> **CHALLENGE**: Transcribe the full listing below exactly.
++++ DATA ++++
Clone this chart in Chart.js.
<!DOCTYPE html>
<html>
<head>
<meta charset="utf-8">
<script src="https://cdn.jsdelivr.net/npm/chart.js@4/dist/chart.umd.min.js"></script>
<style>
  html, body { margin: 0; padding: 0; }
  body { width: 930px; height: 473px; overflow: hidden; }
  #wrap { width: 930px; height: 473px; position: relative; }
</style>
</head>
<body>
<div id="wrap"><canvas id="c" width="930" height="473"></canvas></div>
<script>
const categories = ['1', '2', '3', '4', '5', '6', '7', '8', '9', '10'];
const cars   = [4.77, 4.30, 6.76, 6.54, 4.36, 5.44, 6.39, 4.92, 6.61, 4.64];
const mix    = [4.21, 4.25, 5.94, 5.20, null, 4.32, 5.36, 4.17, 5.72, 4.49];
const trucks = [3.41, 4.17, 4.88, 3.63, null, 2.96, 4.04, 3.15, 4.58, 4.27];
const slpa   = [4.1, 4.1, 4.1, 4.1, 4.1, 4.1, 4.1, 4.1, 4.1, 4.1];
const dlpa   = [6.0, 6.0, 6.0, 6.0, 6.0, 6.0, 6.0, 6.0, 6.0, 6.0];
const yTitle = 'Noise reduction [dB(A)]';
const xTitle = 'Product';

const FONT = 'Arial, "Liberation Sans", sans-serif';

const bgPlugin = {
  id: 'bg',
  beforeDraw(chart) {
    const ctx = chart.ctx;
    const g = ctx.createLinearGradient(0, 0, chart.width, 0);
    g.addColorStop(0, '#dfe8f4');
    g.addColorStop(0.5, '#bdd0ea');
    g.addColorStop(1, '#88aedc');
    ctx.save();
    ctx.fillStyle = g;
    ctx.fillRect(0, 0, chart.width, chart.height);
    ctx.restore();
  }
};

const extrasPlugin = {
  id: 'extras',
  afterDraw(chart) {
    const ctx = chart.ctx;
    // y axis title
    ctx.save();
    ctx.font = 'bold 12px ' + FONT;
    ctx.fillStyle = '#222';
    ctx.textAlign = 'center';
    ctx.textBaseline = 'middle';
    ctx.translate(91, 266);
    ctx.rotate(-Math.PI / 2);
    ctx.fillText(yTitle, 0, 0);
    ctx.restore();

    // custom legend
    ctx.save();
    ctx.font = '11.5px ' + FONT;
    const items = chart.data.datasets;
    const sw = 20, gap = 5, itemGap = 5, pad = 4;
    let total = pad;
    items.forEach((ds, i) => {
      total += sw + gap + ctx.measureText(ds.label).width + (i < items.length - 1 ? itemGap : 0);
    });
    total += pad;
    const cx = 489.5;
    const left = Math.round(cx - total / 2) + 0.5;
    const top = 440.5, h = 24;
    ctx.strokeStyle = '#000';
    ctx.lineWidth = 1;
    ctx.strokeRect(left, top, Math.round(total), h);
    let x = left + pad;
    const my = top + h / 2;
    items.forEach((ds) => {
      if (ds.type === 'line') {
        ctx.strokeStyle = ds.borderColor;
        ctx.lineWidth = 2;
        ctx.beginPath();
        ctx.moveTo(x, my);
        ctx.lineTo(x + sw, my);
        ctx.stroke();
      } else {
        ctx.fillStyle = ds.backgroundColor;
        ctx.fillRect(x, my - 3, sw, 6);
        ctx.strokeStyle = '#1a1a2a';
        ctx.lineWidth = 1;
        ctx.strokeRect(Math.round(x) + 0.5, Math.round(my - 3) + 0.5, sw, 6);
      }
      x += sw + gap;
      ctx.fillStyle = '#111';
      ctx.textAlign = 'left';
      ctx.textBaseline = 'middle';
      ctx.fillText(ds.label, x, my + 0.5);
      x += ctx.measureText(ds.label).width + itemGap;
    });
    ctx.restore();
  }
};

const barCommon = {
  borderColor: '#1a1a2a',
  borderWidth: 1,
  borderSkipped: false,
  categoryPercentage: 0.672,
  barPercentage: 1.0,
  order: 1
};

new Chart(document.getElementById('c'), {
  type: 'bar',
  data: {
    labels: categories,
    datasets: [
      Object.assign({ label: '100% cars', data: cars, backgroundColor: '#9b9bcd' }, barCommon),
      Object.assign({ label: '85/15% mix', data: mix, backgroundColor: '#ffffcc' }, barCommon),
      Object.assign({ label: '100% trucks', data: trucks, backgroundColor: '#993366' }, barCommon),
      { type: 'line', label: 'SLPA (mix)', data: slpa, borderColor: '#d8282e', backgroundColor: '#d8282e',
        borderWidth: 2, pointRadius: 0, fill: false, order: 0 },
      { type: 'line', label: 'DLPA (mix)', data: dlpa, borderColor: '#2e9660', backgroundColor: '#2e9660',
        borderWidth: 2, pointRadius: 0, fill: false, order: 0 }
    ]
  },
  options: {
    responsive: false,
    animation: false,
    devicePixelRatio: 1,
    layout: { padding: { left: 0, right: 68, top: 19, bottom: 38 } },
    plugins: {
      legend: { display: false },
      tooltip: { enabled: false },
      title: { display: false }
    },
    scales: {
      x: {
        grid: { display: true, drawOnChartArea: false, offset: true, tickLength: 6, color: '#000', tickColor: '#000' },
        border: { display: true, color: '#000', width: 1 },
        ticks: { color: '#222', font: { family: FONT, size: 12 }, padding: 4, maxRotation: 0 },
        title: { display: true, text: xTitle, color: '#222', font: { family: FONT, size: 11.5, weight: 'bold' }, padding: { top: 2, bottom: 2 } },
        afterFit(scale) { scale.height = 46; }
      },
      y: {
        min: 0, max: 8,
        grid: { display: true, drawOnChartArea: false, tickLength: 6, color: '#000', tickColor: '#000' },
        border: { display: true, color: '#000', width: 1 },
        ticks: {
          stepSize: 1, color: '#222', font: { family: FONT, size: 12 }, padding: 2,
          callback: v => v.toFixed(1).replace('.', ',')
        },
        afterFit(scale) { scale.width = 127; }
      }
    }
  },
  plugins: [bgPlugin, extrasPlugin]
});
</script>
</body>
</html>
++++
> **COMPLETE RESPONSE**:
Clone this chart in Chart.js.
<!DOCTYPE html>
<html>
<head>
<meta charset="utf-8">
<script src="https://cdn.jsdelivr.net/npm/chart.js@4/dist/chart.umd.min.js"></script>
<style>
  html, body { margin: 0; padding: 0; }
  body { width: 930px; height: 473px; overflow: hidden; }
  #wrap { width: 930px; height: 473px; position: relative; }
</style>
</head>
<body>
<div id="wrap"><canvas id="c" width="930" height="473"></canvas></div>
<script>
const categories = ['1', '2', '3', '4', '5', '6', '7', '8', '9', '10'];
const cars   = [4.77, 4.30, 6.76, 6.54, 4.36, 5.44, 6.39, 4.92, 6.61, 4.64];
const mix    = [4.21, 4.25, 5.94, 5.20, null, 4.32, 5.36, 4.17, 5.72, 4.49];
const trucks = [3.41, 4.17, 4.88, 3.63, null, 2.96, 4.04, 3.15, 4.58, 4.27];
const slpa   = [4.1, 4.1, 4.1, 4.1, 4.1, 4.1, 4.1, 4.1, 4.1, 4.1];
const dlpa   = [6.0, 6.0, 6.0, 6.0, 6.0, 6.0, 6.0, 6.0, 6.0, 6.0];
const yTitle = 'Noise reduction [dB(A)]';
const xTitle = 'Product';

const FONT = 'Arial, "Liberation Sans", sans-serif';

const bgPlugin = {
  id: 'bg',
  beforeDraw(chart) {
    const ctx = chart.ctx;
    const g = ctx.createLinearGradient(0, 0, chart.width, 0);
    g.addColorStop(0, '#dfe8f4');
    g.addColorStop(0.5, '#bdd0ea');
    g.addColorStop(1, '#88aedc');
    ctx.save();
    ctx.fillStyle = g;
    ctx.fillRect(0, 0, chart.width, chart.height);
    ctx.restore();
  }
};

const extrasPlugin = {
  id: 'extras',
  afterDraw(chart) {
    const ctx = chart.ctx;
    // y axis title
    ctx.save();
    ctx.font = 'bold 12px ' + FONT;
    ctx.fillStyle = '#222';
    ctx.textAlign = 'center';
    ctx.textBaseline = 'middle';
    ctx.translate(91, 266);
    ctx.rotate(-Math.PI / 2);
    ctx.fillText(yTitle, 0, 0);
    ctx.restore();

    // custom legend
    ctx.save();
    ctx.font = '11.5px ' + FONT;
    const items = chart.data.datasets;
    const sw = 20, gap = 5, itemGap = 5, pad = 4;
    let total = pad;
    items.forEach((ds, i) => {
      total += sw + gap + ctx.measureText(ds.label).width + (i < items.length - 1 ? itemGap : 0);
    });
    total += pad;
    const cx = 489.5;
    const left = Math.round(cx - total / 2) + 0.5;
    const top = 440.5, h = 24;
    ctx.strokeStyle = '#000';
    ctx.lineWidth = 1;
    ctx.strokeRect(left, top, Math.round(total), h);
    let x = left + pad;
    const my = top + h / 2;
    items.forEach((ds) => {
      if (ds.type === 'line') {
        ctx.strokeStyle = ds.borderColor;
        ctx.lineWidth = 2;
        ctx.beginPath();
        ctx.moveTo(x, my);
        ctx.lineTo(x + sw, my);
        ctx.stroke();
      } else {
        ctx.fillStyle = ds.backgroundColor;
        ctx.fillRect(x, my - 3, sw, 6);
        ctx.strokeStyle = '#1a1a2a';
        ctx.lineWidth = 1;
        ctx.strokeRect(Math.round(x) + 0.5, Math.round(my - 3) + 0.5, sw, 6);
      }
      x += sw + gap;
      ctx.fillStyle = '#111';
      ctx.textAlign = 'left';
      ctx.textBaseline = 'middle';
      ctx.fillText(ds.label, x, my + 0.5);
      x += ctx.measureText(ds.label).width + itemGap;
    });
    ctx.restore();
  }
};

const barCommon = {
  borderColor: '#1a1a2a',
  borderWidth: 1,
  borderSkipped: false,
  categoryPercentage: 0.672,
  barPercentage: 1.0,
  order: 1
};

new Chart(document.getElementById('c'), {
  type: 'bar',
  data: {
    labels: categories,
    datasets: [
      Object.assign({ label: '100% cars', data: cars, backgroundColor: '#9b9bcd' }, barCommon),
      Object.assign({ label: '85/15% mix', data: mix, backgroundColor: '#ffffcc' }, barCommon),
      Object.assign({ label: '100% trucks', data: trucks, backgroundColor: '#993366' }, barCommon),
      { type: 'line', label: 'SLPA (mix)', data: slpa, borderColor: '#d8282e', backgroundColor: '#d8282e',
        borderWidth: 2, pointRadius: 0, fill: false, order: 0 },
      { type: 'line', label: 'DLPA (mix)', data: dlpa, borderColor: '#2e9660', backgroundColor: '#2e9660',
        borderWidth: 2, pointRadius: 0, fill: false, order: 0 }
    ]
  },
  options: {
    responsive: false,
    animation: false,
    devicePixelRatio: 1,
    layout: { padding: { left: 0, right: 68, top: 19, bottom: 38 } },
    plugins: {
      legend: { display: false },
      tooltip: { enabled: false },
      title: { display: false }
    },
    scales: {
      x: {
        grid: { display: true, drawOnChartArea: false, offset: true, tickLength: 6, color: '#000', tickColor: '#000' },
        border: { display: true, color: '#000', width: 1 },
        ticks: { color: '#222', font: { family: FONT, size: 12 }, padding: 4, maxRotation: 0 },
        title: { display: true, text: xTitle, color: '#222', font: { family: FONT, size: 11.5, weight: 'bold' }, padding: { top: 2, bottom: 2 } },
        afterFit(scale) { scale.height = 46; }
      },
      y: {
        min: 0, max: 8,
        grid: { display: true, drawOnChartArea: false, tickLength: 6, color: '#000', tickColor: '#000' },
        border: { display: true, color: '#000', width: 1 },
        ticks: {
          stepSize: 1, color: '#222', font: { family: FONT, size: 12 }, padding: 2,
          callback: v => v.toFixed(1).replace('.', ',')
        },
        afterFit(scale) { scale.width = 127; }
      }
    }
  },
  plugins: [bgPlugin, extrasPlugin]
});
</script>
</body>
</html>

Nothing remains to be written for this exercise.